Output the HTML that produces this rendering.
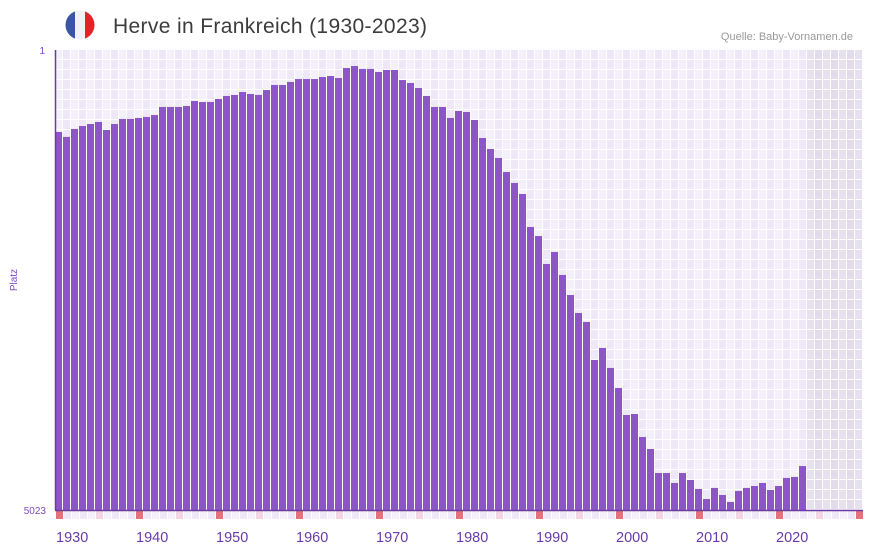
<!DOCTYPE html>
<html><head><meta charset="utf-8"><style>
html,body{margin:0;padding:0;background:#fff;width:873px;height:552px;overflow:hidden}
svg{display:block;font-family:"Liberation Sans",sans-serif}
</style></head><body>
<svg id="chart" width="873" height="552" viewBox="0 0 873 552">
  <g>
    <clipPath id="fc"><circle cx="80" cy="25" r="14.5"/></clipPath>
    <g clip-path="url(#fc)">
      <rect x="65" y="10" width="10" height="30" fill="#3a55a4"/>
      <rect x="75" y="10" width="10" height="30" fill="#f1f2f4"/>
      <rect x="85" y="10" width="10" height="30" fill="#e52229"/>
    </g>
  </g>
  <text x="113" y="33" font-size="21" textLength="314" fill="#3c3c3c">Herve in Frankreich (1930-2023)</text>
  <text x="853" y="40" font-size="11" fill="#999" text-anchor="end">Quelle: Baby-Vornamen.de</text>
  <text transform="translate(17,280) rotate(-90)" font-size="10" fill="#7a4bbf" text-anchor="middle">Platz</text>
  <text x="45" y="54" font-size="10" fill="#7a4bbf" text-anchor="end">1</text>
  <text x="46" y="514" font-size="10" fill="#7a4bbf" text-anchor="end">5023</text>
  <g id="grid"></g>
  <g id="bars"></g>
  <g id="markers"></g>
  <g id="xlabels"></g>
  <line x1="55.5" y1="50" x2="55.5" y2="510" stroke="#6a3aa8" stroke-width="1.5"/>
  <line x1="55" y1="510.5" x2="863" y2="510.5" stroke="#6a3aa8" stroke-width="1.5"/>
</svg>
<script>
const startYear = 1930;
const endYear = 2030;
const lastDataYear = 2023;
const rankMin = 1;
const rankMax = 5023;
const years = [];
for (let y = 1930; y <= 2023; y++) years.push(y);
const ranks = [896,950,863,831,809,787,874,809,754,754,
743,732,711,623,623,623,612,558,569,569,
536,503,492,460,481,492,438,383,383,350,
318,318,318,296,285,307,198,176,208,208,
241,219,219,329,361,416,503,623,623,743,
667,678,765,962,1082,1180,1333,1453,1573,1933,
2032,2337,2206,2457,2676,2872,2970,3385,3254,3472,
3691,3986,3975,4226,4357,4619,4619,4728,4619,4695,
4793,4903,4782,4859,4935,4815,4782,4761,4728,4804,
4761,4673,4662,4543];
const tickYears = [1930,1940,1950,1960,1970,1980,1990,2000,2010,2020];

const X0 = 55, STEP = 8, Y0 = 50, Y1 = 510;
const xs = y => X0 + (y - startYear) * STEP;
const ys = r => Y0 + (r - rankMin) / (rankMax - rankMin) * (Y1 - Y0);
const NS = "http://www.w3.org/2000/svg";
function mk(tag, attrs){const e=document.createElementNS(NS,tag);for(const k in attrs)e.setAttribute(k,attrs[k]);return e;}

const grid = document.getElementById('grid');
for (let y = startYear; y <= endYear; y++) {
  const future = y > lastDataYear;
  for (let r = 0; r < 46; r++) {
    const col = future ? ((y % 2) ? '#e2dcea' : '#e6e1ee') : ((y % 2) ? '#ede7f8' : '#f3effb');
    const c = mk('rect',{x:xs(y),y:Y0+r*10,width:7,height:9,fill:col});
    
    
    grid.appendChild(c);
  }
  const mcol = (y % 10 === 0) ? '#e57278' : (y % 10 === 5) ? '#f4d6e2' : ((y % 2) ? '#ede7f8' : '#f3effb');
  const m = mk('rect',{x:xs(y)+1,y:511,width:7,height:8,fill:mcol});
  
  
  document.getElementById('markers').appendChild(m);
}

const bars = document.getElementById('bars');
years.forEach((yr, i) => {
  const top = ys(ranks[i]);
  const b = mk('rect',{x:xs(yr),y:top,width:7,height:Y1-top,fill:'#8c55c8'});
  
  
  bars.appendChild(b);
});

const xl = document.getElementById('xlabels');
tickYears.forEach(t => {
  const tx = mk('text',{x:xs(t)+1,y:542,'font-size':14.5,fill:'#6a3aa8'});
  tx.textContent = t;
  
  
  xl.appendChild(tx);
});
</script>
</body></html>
-- -- --
*What is required*
From the first line of the listing above, repeat every line through the one holding "tickYears = [1930,1940,1950,1960,1970,1980,1990,2000,2010,2020];". Both ends count, and pictures stay out.

*Result below*
Output the HTML that produces this rendering.
<!DOCTYPE html>
<html><head><meta charset="utf-8"><style>
html,body{margin:0;padding:0;background:#fff;width:873px;height:552px;overflow:hidden}
svg{display:block;font-family:"Liberation Sans",sans-serif}
</style></head><body>
<svg id="chart" width="873" height="552" viewBox="0 0 873 552">
  <g>
    <clipPath id="fc"><circle cx="80" cy="25" r="14.5"/></clipPath>
    <g clip-path="url(#fc)">
      <rect x="65" y="10" width="10" height="30" fill="#3a55a4"/>
      <rect x="75" y="10" width="10" height="30" fill="#f1f2f4"/>
      <rect x="85" y="10" width="10" height="30" fill="#e52229"/>
    </g>
  </g>
  <text x="113" y="33" font-size="21" textLength="314" fill="#3c3c3c">Herve in Frankreich (1930-2023)</text>
  <text x="853" y="40" font-size="11" fill="#999" text-anchor="end">Quelle: Baby-Vornamen.de</text>
  <text transform="translate(17,280) rotate(-90)" font-size="10" fill="#7a4bbf" text-anchor="middle">Platz</text>
  <text x="45" y="54" font-size="10" fill="#7a4bbf" text-anchor="end">1</text>
  <text x="46" y="514" font-size="10" fill="#7a4bbf" text-anchor="end">5023</text>
  <g id="grid"></g>
  <g id="bars"></g>
  <g id="markers"></g>
  <g id="xlabels"></g>
  <line x1="55.5" y1="50" x2="55.5" y2="510" stroke="#6a3aa8" stroke-width="1.5"/>
  <line x1="55" y1="510.5" x2="863" y2="510.5" stroke="#6a3aa8" stroke-width="1.5"/>
</svg>
<script>
const startYear = 1930;
const endYear = 2030;
const lastDataYear = 2023;
const rankMin = 1;
const rankMax = 5023;
const years = [];
for (let y = 1930; y <= 2023; y++) years.push(y);
const ranks = [896,950,863,831,809,787,874,809,754,754,
743,732,711,623,623,623,612,558,569,569,
536,503,492,460,481,492,438,383,383,350,
318,318,318,296,285,307,198,176,208,208,
241,219,219,329,361,416,503,623,623,743,
667,678,765,962,1082,1180,1333,1453,1573,1933,
2032,2337,2206,2457,2676,2872,2970,3385,3254,3472,
3691,3986,3975,4226,4357,4619,4619,4728,4619,4695,
4793,4903,4782,4859,4935,4815,4782,4761,4728,4804,
4761,4673,4662,4543];
const tickYears = [1930,1940,1950,1960,1970,1980,1990,2000,2010,2020];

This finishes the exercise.